I’ve found, as a leader, that the more honest and authentic I am, the more genuine my team can be with me. They’ll more readily share their highs, their lows, their goals, and their worries. And that means we have a much closer working relationship, we’re more productive and, I think, we all just feel so much more motivated to come to work every day!

So, if you feel that your team is lacking a little faith, have a really honest think about why that could be. Are you new to the team, and yet to prove your leadership mettle? Have you, in the past, kept information from them, changed the goal at the last minute, or even given promotions without being totally transparent about your reasoning? All of these are going to erode the trust your team feels they are able to place in you.

 

Trust can be eroded by:

  • Giving unequal attention/development/rewards. You can’t just be fair – you have to be openly and demonstrably fair. You need to be beyond reproach when it comes to rewarding your team with bonuses, promotions, or development. But you knew that already – maybe you just forget to thoroughly explain your decision making process though, and that’s an easy fix.
  • Being an information gatekeeper. There may have been a good reason for you not delivering on a promise, but did you honestly and quickly explain the situation to your team? Leaders often have to tread a fine line between the decision makers above them and the people below. Unfair though it may be, you’re the person that will be held accountable by the team. Being as transparent as possible with them will help to reassure them that you’re on their side and willing to go into battle for them in the face of difficulty or change.
  • Indiscretion. Being the office gossip is a no-no for everyone, but in a leader with hiring and firing responsibilities it’s potentially destructive to careers and lives. It’s understandably natural to feel closer to some of your team members than others – after all, you may have worked together before you were promoted to leader – but you simply can’t give in to the all-too-human instinct to bond over the misfortunes of others. You are professional, discreet and beyond reproach. 

 

So, what are you going to do about it?

  • Show your team who you really are. You don’t have to put on your leadership hat when you step into the building! Nobody expects, or wants, you to become someone that you’re not. Your team will want to know where they stand with you, and they’ll appreciate consistency. Nothing is more difficult than not knowing who you will get when they talk to your manager on a daily basis; we’ve all been there at some point, and it’s a source of real anxiety. Don’t be that manager!
  • Feeling brave? Why not consider using a 360 degree feedback tool, like Discovery Full Circle. Yes, you may hear some things that you’d rather not, but I would guess that if you feel the need to ask for feedback, you may know deep down that things could be a little warmer in your team climate. And hey, you will probably also hear a lot of things that you like, or that you can use to help you develop your leadership style.

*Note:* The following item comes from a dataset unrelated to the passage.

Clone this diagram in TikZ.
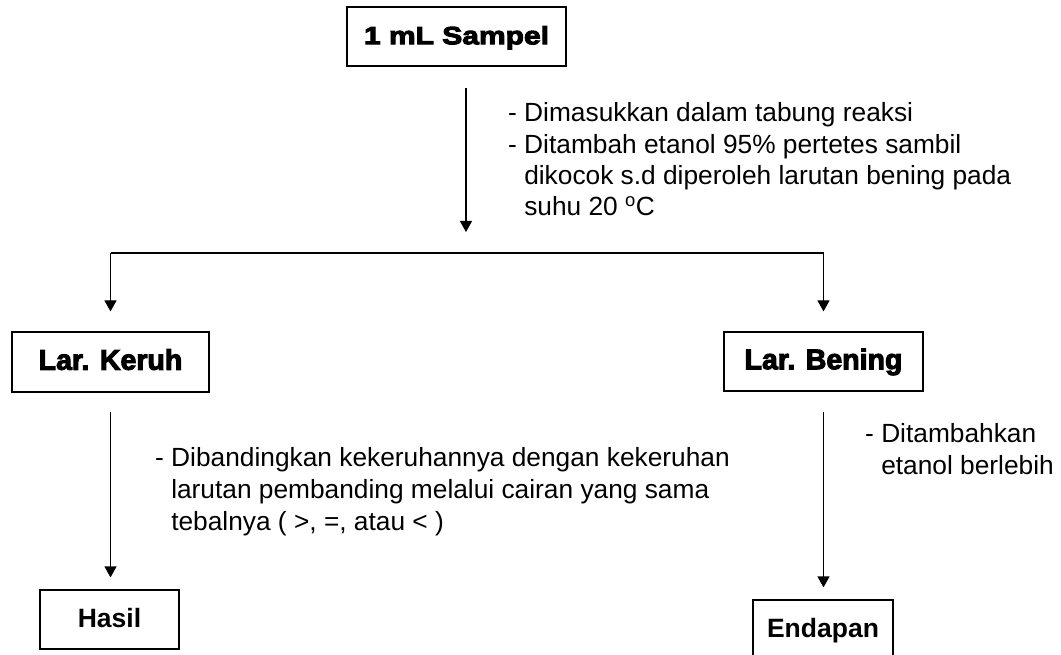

It’s not a witch hunt, it’s an opportunity to find space to have an honest conversation about what kind of leadership works for your team.
  • Work the color energies. Your dominant color energy will affect your personal style, and how you are perceived by others.
    • A leader with lots of Cool Blue energy may be seen as a critical micromanager, meaning that your team feels you can’t trust them to make decisions.
    • Dominant Fiery Red energy could come off as rash and demanding. Your team may feel that you don’t trust them to deliver unless you set strict deadlines.
    • Sunshine Yellow leaders may be seen as flighty and lacking in perseverance, and your team may feel that they can’t trust you to stick to one set course of action.
    • Earth Green leadership could potentially gain a reputation for being unwilling to share information and indecisive. Your team could feel excluded and devalued.

 

So have a long, hard think about how you display trust in your team, and how they might perceive trustworthiness in you. The answers may not always be easy, but the work you do now will stand you in good stead for team success.